Hong Kong opposition veteran Albert Ho resigns from 3 political activist groups

Hong Kong opposition veteran Albert Ho resigns from 3 political activist groups

Ho steps down from Hong Kong Alliance in Support of Patriotic Democratic Movements of China, New School for Democracy and China Human Rights Lawyers Concern Group.

A veteran leader of Hong Kong’s opposition camp has announced his resignation from three prominent political groups, days after he was charged under the national security law.

Former Democratic Party chairman Albert Ho Chun-yan said on Monday he would step away from the Hong Kong Alliance in Support of Patriotic Democratic Movements of China – which organised the annual June 4 Tiananmen Square vigil – the New School for Democracy, and the China Human Rights Lawyers Concern Group, which he co-founded.

Ho did not elaborate on why he was leaving.

Albert Ho is shown a screen along with other members of the Hong Kong Alliance in Support of Patriotic Democratic Movements of China at Victoria Park on June 4, 2016.

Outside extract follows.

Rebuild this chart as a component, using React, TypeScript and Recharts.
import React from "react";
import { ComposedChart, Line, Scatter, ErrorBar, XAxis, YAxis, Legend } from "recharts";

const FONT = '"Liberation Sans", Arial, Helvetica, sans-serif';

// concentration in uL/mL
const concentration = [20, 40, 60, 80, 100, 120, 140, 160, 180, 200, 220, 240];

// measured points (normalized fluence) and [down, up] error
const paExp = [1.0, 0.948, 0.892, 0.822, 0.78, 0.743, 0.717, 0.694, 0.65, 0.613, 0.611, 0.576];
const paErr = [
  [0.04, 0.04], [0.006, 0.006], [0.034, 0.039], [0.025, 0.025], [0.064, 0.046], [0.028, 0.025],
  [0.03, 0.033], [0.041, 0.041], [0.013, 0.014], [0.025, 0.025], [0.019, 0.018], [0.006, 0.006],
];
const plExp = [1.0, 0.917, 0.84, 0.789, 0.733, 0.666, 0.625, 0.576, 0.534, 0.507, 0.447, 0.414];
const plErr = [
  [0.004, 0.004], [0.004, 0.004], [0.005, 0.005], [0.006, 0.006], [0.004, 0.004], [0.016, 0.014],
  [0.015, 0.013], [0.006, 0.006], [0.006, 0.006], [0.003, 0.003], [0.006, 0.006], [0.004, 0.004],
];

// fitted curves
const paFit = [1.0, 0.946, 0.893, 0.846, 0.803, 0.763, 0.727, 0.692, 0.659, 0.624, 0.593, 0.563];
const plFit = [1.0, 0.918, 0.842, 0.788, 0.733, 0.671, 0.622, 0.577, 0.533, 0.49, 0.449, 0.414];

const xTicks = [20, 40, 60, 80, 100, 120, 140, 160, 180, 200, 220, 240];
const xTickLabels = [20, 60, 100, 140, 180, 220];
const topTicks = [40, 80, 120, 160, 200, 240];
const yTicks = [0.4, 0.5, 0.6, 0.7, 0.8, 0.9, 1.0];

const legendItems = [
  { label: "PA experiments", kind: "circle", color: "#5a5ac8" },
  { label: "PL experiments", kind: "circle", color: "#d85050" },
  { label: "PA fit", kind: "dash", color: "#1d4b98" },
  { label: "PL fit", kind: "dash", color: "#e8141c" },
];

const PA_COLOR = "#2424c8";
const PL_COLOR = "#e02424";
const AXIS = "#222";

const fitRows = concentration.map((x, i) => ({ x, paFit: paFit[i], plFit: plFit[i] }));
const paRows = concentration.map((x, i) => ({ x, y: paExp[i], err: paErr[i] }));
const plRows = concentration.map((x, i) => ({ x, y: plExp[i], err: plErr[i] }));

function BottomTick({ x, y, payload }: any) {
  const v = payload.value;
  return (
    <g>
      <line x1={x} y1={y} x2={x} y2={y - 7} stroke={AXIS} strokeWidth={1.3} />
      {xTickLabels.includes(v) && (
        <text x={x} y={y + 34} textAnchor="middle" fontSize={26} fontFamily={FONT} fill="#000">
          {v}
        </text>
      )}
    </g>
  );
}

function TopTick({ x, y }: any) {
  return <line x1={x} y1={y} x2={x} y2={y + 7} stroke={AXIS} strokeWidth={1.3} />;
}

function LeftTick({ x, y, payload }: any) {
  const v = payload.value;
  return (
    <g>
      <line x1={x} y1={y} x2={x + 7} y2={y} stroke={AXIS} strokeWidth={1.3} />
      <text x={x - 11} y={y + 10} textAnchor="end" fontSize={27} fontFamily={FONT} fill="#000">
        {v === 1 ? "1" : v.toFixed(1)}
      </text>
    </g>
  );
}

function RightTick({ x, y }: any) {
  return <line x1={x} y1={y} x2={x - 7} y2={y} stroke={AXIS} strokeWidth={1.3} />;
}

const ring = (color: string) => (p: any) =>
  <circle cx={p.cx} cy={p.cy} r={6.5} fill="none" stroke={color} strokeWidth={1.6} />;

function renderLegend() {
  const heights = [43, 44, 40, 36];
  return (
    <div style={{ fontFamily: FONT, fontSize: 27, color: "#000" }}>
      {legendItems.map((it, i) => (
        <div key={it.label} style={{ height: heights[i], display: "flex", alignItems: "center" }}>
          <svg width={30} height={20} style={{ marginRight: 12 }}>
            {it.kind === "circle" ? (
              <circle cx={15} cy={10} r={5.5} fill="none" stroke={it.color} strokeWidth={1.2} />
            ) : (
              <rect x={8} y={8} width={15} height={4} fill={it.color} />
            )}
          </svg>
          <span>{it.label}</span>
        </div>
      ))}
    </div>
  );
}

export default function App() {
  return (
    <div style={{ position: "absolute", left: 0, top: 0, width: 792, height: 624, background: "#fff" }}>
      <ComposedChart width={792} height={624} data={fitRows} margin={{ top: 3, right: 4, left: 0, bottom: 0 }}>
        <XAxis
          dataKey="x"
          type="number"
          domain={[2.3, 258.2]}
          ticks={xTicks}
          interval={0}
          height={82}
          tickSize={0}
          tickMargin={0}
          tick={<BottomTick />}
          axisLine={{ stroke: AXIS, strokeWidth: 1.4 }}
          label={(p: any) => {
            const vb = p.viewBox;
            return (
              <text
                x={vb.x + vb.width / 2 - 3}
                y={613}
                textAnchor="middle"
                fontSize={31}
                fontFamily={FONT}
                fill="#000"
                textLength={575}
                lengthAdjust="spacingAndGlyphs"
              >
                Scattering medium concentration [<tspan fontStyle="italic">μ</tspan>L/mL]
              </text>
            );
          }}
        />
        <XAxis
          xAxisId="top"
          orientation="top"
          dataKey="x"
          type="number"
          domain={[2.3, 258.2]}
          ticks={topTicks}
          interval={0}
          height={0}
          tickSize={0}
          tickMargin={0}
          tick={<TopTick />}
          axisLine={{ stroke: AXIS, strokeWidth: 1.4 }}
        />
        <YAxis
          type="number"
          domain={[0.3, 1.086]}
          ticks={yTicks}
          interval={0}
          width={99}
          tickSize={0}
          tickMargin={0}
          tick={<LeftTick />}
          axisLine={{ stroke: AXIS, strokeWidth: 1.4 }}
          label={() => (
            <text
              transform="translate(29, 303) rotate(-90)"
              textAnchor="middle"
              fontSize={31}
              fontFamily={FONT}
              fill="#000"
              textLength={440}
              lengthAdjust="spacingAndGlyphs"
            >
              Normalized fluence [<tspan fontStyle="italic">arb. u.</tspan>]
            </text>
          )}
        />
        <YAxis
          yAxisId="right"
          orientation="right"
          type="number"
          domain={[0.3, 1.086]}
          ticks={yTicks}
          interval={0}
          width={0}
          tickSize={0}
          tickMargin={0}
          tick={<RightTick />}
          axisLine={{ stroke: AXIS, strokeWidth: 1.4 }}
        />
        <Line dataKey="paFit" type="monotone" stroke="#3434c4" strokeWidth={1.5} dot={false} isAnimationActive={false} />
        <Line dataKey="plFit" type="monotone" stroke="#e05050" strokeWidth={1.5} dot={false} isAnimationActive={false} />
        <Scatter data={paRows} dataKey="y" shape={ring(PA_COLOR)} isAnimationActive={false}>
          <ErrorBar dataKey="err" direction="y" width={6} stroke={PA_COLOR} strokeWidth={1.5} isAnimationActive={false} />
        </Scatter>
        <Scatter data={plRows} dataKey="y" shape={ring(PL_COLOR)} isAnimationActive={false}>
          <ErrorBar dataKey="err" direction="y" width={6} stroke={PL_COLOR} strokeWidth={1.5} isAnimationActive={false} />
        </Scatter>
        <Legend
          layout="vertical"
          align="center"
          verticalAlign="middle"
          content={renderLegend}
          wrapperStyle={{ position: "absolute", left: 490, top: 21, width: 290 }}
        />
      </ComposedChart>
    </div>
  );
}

Ho, a vice-chairman of the alliance, and two other leaders were charged with inciting subversion under the national security law last week. He is serving 18 months in jail for organising and inciting others to take part in an unauthorised assembly on Hong Kong Island on October 1, 2019.

Earlier this month, he was handed a fresh jail term of 16 months for his role in an illegal procession in Tsim Sha Tsui on October 20.

Ho, a solicitor by profession, is well-known for backing human rights movements on mainland China, campaigning for Beijing’s right to the Diaoyu Islands – which Japan also claims – and seeking redress for victims of Japanese war aggression in China.

Ho co-founded the United Democrats of Hong Kong in 1990, which later merged with Meeting Point to become the Democratic Party in 1994.

He served as a lawmaker from 1995 to 2016, but took a one-year hiatus in 1997 when Beijing established a provisional body to take over the city’s legislative affairs following the handover from Britain. He was also the chairman of the Democratic Party from 2006 to 2012.

In 2010, Ho and the party took part in closed-door negotiations with Beijing officials and struck a compromise on a path for political reform in Hong Kong.

Some allies and supporters slammed the secret talks as a betrayal and he bore the brunt of their criticism. Some vowed to unseat the party’s candidates in the following year’s district council elections.

But Ho remained adamant that the Democrats made the right decision as the move helped to create 10 extra seats in the Legislative Council, at least half of which the camp managed to secure.

Prior to going to jail in May this year, Ho told the Post he remained hopeful and encouraged opposition politicians to carry on with their struggle despite persistent defeat.